The exercise
Repeat the listing that follows, character for character, minus the pictures.

Raw data
○ ○ ○ ○ ○

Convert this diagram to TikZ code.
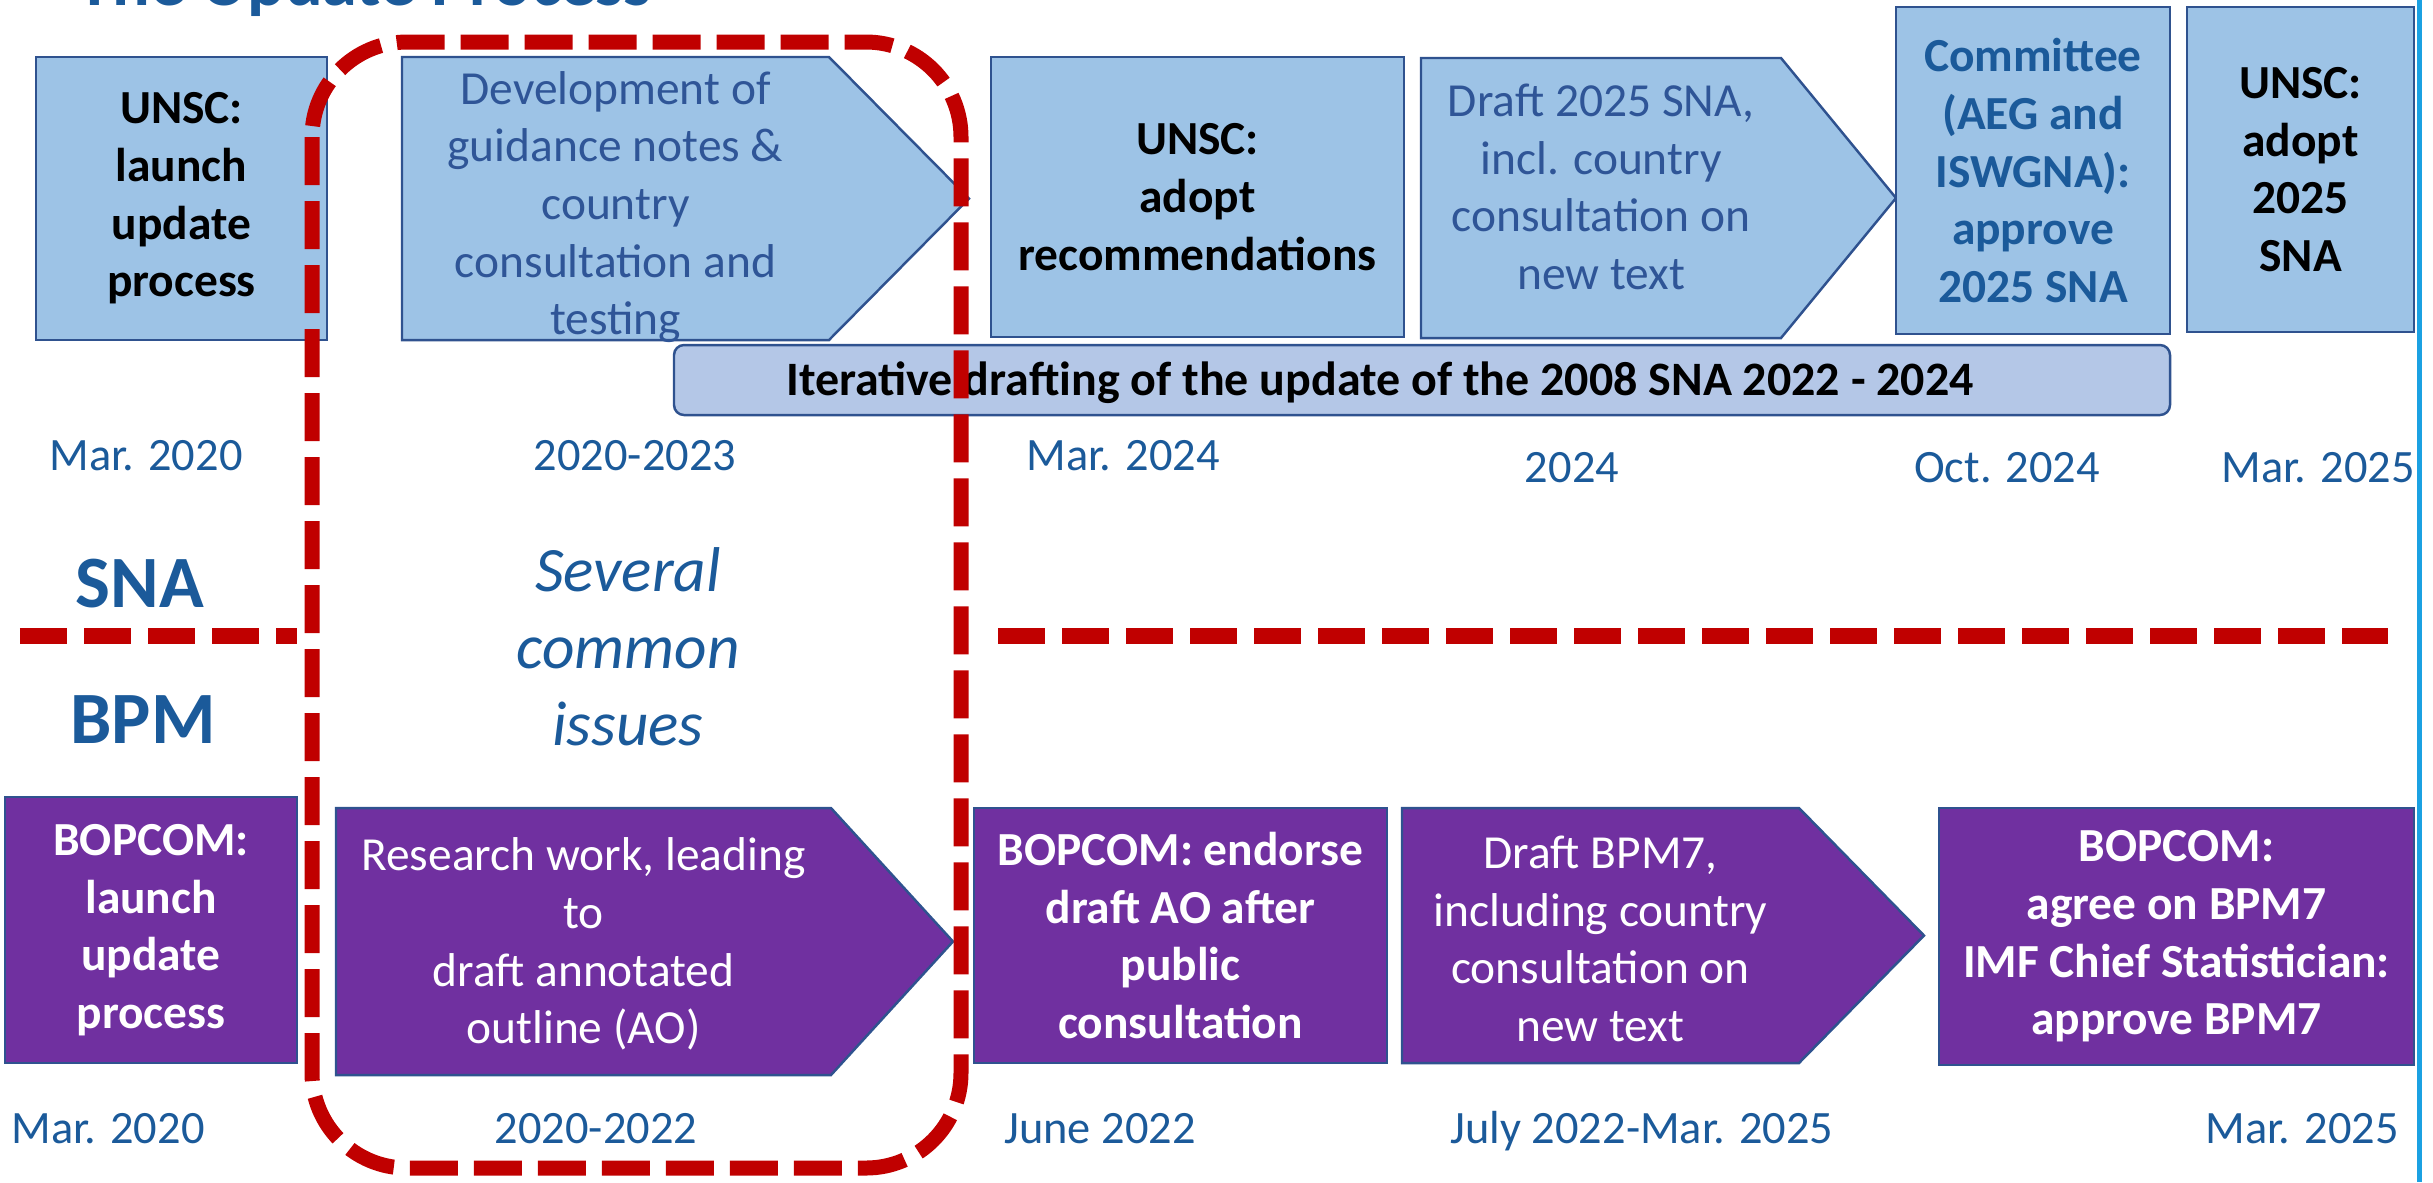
\documentclass[tikz,border=0pt]{standalone}
\usepackage{fontspec}
\setmainfont{Carlito}
\usetikzlibrary{positioning}
\definecolor{boxblue}{HTML}{9DC3E6}
\definecolor{barblue}{HTML}{B4C7E7}
\definecolor{edgeblue}{HTML}{2F528F}
\definecolor{bpmpurple}{HTML}{7030A0}
\definecolor{dashred}{HTML}{C00000}
\definecolor{dateblue}{HTML}{1B5A9A}
\definecolor{stepblue}{HTML}{2F5597}
\definecolor{edgecyan}{HTML}{1BA1E2}
\tikzset{
    snabox/.style = {rectangle, draw=edgeblue, line width=0.7pt, fill=boxblue, align=center, inner sep=0pt, font=\fontsize{13.5}{16.4}\selectfont\bfseries, text=black},
    snaboxb/.style = {snabox, text=dateblue},
    bpmbox/.style = {rectangle, draw=edgeblue, line width=0.7pt, fill=bpmpurple, align=center, inner sep=0pt, font=\fontsize{13.5}{16.4}\selectfont\bfseries, text=white},
    snastep/.style = {draw=edgeblue, line width=0.7pt, fill=boxblue},
    bpmstep/.style = {draw=edgeblue, line width=0.7pt, fill=bpmpurple},
    steptext/.style = {align=center, inner sep=0pt, font=\fontsize{13.5}{16.4}\selectfont, text=stepblue},
    steptextw/.style = {steptext, text=white},
    barbox/.style = {rectangle, rounded corners=0.1cm, draw=edgeblue, line width=0.7pt, fill=barblue, inner sep=0pt},
    bartext/.style = {anchor=base, inner sep=0pt, font=\fontsize{13.65}{16}\selectfont\bfseries, text=black},
    datelab/.style = {anchor=base, inner sep=0pt, font=\fontsize{13.2}{16}\selectfont, text=dateblue},
    rowlab/.style = {anchor=base, inner sep=0pt, font=\fontsize{21}{25}\selectfont\bfseries, text=dateblue},
    issuetext/.style = {align=center, inner sep=0pt, font=\fontsize{18}{21.9}\selectfont\itshape, text=dateblue},
    titletext/.style = {anchor=base west, inner sep=0pt, font=\fontsize{20}{24}\selectfont\bfseries, text=dateblue},
    issuebox/.style = {dashred, line width=0.15cm, dash pattern=on 0.48cm off 0.16cm, rounded corners=0.95cm}, % common issues
    splitline/.style = {dashred, line width=0.16cm, dash pattern=on 0.47cm off 0.17cm}, % SNA / BPM
    edgec/.style = {edgecyan, line width=0.05cm}
}
\begin{document}
\begin{tikzpicture}
\useasboundingbox (0.0, 0.0) rectangle (24.33, -11.82);
\node[titletext] at (0.77, -0.05) (title) {The Update Process};
% SNA row
\node[snabox, minimum width=2.91cm, minimum height=2.83cm] at (1.815, -1.985) (unscl) {UNSC:\\launch\\update\\process};
\draw[snastep] (4.02,-0.57) -- (8.29,-0.57) -- (9.69,-1.985) -- (8.29,-3.40) -- (4.02,-3.40) -- cycle;
\node[steptext] at (6.155, -2.07) (devt) {Development of\\guidance notes \&\\country\\consultation and\\testing};
\node[snabox, minimum width=4.13cm, minimum height=2.80cm] at (11.975, -1.97) (unsca) {UNSC:\\adopt\\recommendations};
\draw[snastep] (14.21,-0.58) -- (17.81,-0.58) -- (18.96,-1.98) -- (17.81,-3.38) -- (14.21,-3.38) -- cycle;
\node[steptext] at (16.01, -1.87) (drsna) {Draft 2025 SNA,\\incl. country\\consultation on\\new text};
\node[snaboxb, minimum width=2.74cm, minimum height=3.27cm] at (20.33, -1.705) (comm) {Committee\\(AEG and\\ISWGNA):\\approve\\2025 SNA};
\node[snabox, minimum width=2.27cm, minimum height=3.25cm] at (23.005, -1.695) (unscb) {UNSC:\\adopt\\2025\\SNA};
\node[barbox, minimum width=14.96cm, minimum height=0.70cm] at (14.22, -3.80) (iterbar) {};
\node[bartext] at (13.80, -3.95) (itertext) {Iterative drafting of the update of the 2008 SNA 2022 - 2024};
%
\node[datelab] at (1.46, -4.70) (dsa) {Mar. 2020};
\node[datelab] at (6.35, -4.70) (dsb) {2020-2023};
\node[datelab] at (11.23, -4.70) (dsc) {Mar. 2024};
\node[datelab] at (15.72, -4.82) (dsd) {2024};
\node[datelab] at (20.07, -4.82) (dse) {Oct. 2024};
\node[datelab] at (23.18, -4.82) (dsf) {Mar. 2025};
% middle
\node[rowlab] at (1.40, -6.07) (sna) {SNA};
\node[rowlab] at (1.43, -7.43) (bpm) {BPM};
\node[issuetext] at (6.28, -6.47) (issues) {Several\\common\\issues};
% BPM row
\node[bpmbox, minimum width=2.92cm, minimum height=2.66cm] at (1.51, -9.30) (bopl) {BOPCOM:\\launch\\update\\process};
\draw[bpmstep] (3.36,-8.08) -- (8.31,-8.08) -- (9.53,-9.415) -- (8.31,-10.75) -- (3.36,-10.75) -- cycle;
\node[steptextw] at (5.835, -9.44) (resw) {Research work, leading\\to\\draft annotated\\outline (AO)};
\node[bpmbox, minimum width=4.13cm, minimum height=2.55cm] at (11.805, -9.355) (bope) {BOPCOM: endorse\\draft AO after\\public\\consultation};
\draw[bpmstep] (14.02,-8.08) -- (17.99,-8.08) -- (19.24,-9.355) -- (17.99,-10.63) -- (14.02,-10.63) -- cycle;
\node[steptextw] at (16.005, -9.39) (drbpm) {Draft BPM7,\\including country\\consultation on\\new text};
\node[bpmbox, minimum width=4.75cm, minimum height=2.57cm] at (21.765, -9.365) (bopa) {BOPCOM:\\agree on BPM7\\IMF Chief Statistician:\\approve BPM7};
%
\node[datelab] at (1.08, -11.43) (dba) {Mar. 2020};
\node[datelab] at (5.96, -11.43) (dbb) {2020-2022};
\node[datelab] at (11.00, -11.43) (dbc) {June 2022};
\node[datelab] at (16.42, -11.43) (dbd) {July 2022-Mar. 2025};
\node[datelab] at (23.02, -11.43) (dbe) {Mar. 2025};
% red dashes on top
\draw[issuebox] (3.12, -0.42) rectangle (9.61, -11.68);
\draw[splitline] (0.20, -6.36) -- (2.97, -6.36);
\draw[splitline] (9.98, -6.36) -- (23.88, -6.36);
\draw[edgec] (24.19, 0.0) -- (24.19, -11.82);
\end{tikzpicture}
\end{document}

○ ○ ○ ○ ○

Answer for the task
Convert this diagram to TikZ code.
\documentclass[tikz,border=0pt]{standalone}
\usepackage{fontspec}
\setmainfont{Carlito}
\usetikzlibrary{positioning}
\definecolor{boxblue}{HTML}{9DC3E6}
\definecolor{barblue}{HTML}{B4C7E7}
\definecolor{edgeblue}{HTML}{2F528F}
\definecolor{bpmpurple}{HTML}{7030A0}
\definecolor{dashred}{HTML}{C00000}
\definecolor{dateblue}{HTML}{1B5A9A}
\definecolor{stepblue}{HTML}{2F5597}
\definecolor{edgecyan}{HTML}{1BA1E2}
\tikzset{
    snabox/.style = {rectangle, draw=edgeblue, line width=0.7pt, fill=boxblue, align=center, inner sep=0pt, font=\fontsize{13.5}{16.4}\selectfont\bfseries, text=black},
    snaboxb/.style = {snabox, text=dateblue},
    bpmbox/.style = {rectangle, draw=edgeblue, line width=0.7pt, fill=bpmpurple, align=center, inner sep=0pt, font=\fontsize{13.5}{16.4}\selectfont\bfseries, text=white},
    snastep/.style = {draw=edgeblue, line width=0.7pt, fill=boxblue},
    bpmstep/.style = {draw=edgeblue, line width=0.7pt, fill=bpmpurple},
    steptext/.style = {align=center, inner sep=0pt, font=\fontsize{13.5}{16.4}\selectfont, text=stepblue},
    steptextw/.style = {steptext, text=white},
    barbox/.style = {rectangle, rounded corners=0.1cm, draw=edgeblue, line width=0.7pt, fill=barblue, inner sep=0pt},
    bartext/.style = {anchor=base, inner sep=0pt, font=\fontsize{13.65}{16}\selectfont\bfseries, text=black},
    datelab/.style = {anchor=base, inner sep=0pt, font=\fontsize{13.2}{16}\selectfont, text=dateblue},
    rowlab/.style = {anchor=base, inner sep=0pt, font=\fontsize{21}{25}\selectfont\bfseries, text=dateblue},
    issuetext/.style = {align=center, inner sep=0pt, font=\fontsize{18}{21.9}\selectfont\itshape, text=dateblue},
    titletext/.style = {anchor=base west, inner sep=0pt, font=\fontsize{20}{24}\selectfont\bfseries, text=dateblue},
    issuebox/.style = {dashred, line width=0.15cm, dash pattern=on 0.48cm off 0.16cm, rounded corners=0.95cm}, % common issues
    splitline/.style = {dashred, line width=0.16cm, dash pattern=on 0.47cm off 0.17cm}, % SNA / BPM
    edgec/.style = {edgecyan, line width=0.05cm}
}
\begin{document}
\begin{tikzpicture}
\useasboundingbox (0.0, 0.0) rectangle (24.33, -11.82);
\node[titletext] at (0.77, -0.05) (title) {The Update Process};
% SNA row
\node[snabox, minimum width=2.91cm, minimum height=2.83cm] at (1.815, -1.985) (unscl) {UNSC:\\launch\\update\\process};
\draw[snastep] (4.02,-0.57) -- (8.29,-0.57) -- (9.69,-1.985) -- (8.29,-3.40) -- (4.02,-3.40) -- cycle;
\node[steptext] at (6.155, -2.07) (devt) {Development of\\guidance notes \&\\country\\consultation and\\testing};
\node[snabox, minimum width=4.13cm, minimum height=2.80cm] at (11.975, -1.97) (unsca) {UNSC:\\adopt\\recommendations};
\draw[snastep] (14.21,-0.58) -- (17.81,-0.58) -- (18.96,-1.98) -- (17.81,-3.38) -- (14.21,-3.38) -- cycle;
\node[steptext] at (16.01, -1.87) (drsna) {Draft 2025 SNA,\\incl. country\\consultation on\\new text};
\node[snaboxb, minimum width=2.74cm, minimum height=3.27cm] at (20.33, -1.705) (comm) {Committee\\(AEG and\\ISWGNA):\\approve\\2025 SNA};
\node[snabox, minimum width=2.27cm, minimum height=3.25cm] at (23.005, -1.695) (unscb) {UNSC:\\adopt\\2025\\SNA};
\node[barbox, minimum width=14.96cm, minimum height=0.70cm] at (14.22, -3.80) (iterbar) {};
\node[bartext] at (13.80, -3.95) (itertext) {Iterative drafting of the update of the 2008 SNA 2022 - 2024};
%
\node[datelab] at (1.46, -4.70) (dsa) {Mar. 2020};
\node[datelab] at (6.35, -4.70) (dsb) {2020-2023};
\node[datelab] at (11.23, -4.70) (dsc) {Mar. 2024};
\node[datelab] at (15.72, -4.82) (dsd) {2024};
\node[datelab] at (20.07, -4.82) (dse) {Oct. 2024};
\node[datelab] at (23.18, -4.82) (dsf) {Mar. 2025};
% middle
\node[rowlab] at (1.40, -6.07) (sna) {SNA};
\node[rowlab] at (1.43, -7.43) (bpm) {BPM};
\node[issuetext] at (6.28, -6.47) (issues) {Several\\common\\issues};
% BPM row
\node[bpmbox, minimum width=2.92cm, minimum height=2.66cm] at (1.51, -9.30) (bopl) {BOPCOM:\\launch\\update\\process};
\draw[bpmstep] (3.36,-8.08) -- (8.31,-8.08) -- (9.53,-9.415) -- (8.31,-10.75) -- (3.36,-10.75) -- cycle;
\node[steptextw] at (5.835, -9.44) (resw) {Research work, leading\\to\\draft annotated\\outline (AO)};
\node[bpmbox, minimum width=4.13cm, minimum height=2.55cm] at (11.805, -9.355) (bope) {BOPCOM: endorse\\draft AO after\\public\\consultation};
\draw[bpmstep] (14.02,-8.08) -- (17.99,-8.08) -- (19.24,-9.355) -- (17.99,-10.63) -- (14.02,-10.63) -- cycle;
\node[steptextw] at (16.005, -9.39) (drbpm) {Draft BPM7,\\including country\\consultation on\\new text};
\node[bpmbox, minimum width=4.75cm, minimum height=2.57cm] at (21.765, -9.365) (bopa) {BOPCOM:\\agree on BPM7\\IMF Chief Statistician:\\approve BPM7};
%
\node[datelab] at (1.08, -11.43) (dba) {Mar. 2020};
\node[datelab] at (5.96, -11.43) (dbb) {2020-2022};
\node[datelab] at (11.00, -11.43) (dbc) {June 2022};
\node[datelab] at (16.42, -11.43) (dbd) {July 2022-Mar. 2025};
\node[datelab] at (23.02, -11.43) (dbe) {Mar. 2025};
% red dashes on top
\draw[issuebox] (3.12, -0.42) rectangle (9.61, -11.68);
\draw[splitline] (0.20, -6.36) -- (2.97, -6.36);
\draw[splitline] (9.98, -6.36) -- (23.88, -6.36);
\draw[edgec] (24.19, 0.0) -- (24.19, -11.82);
\end{tikzpicture}
\end{document}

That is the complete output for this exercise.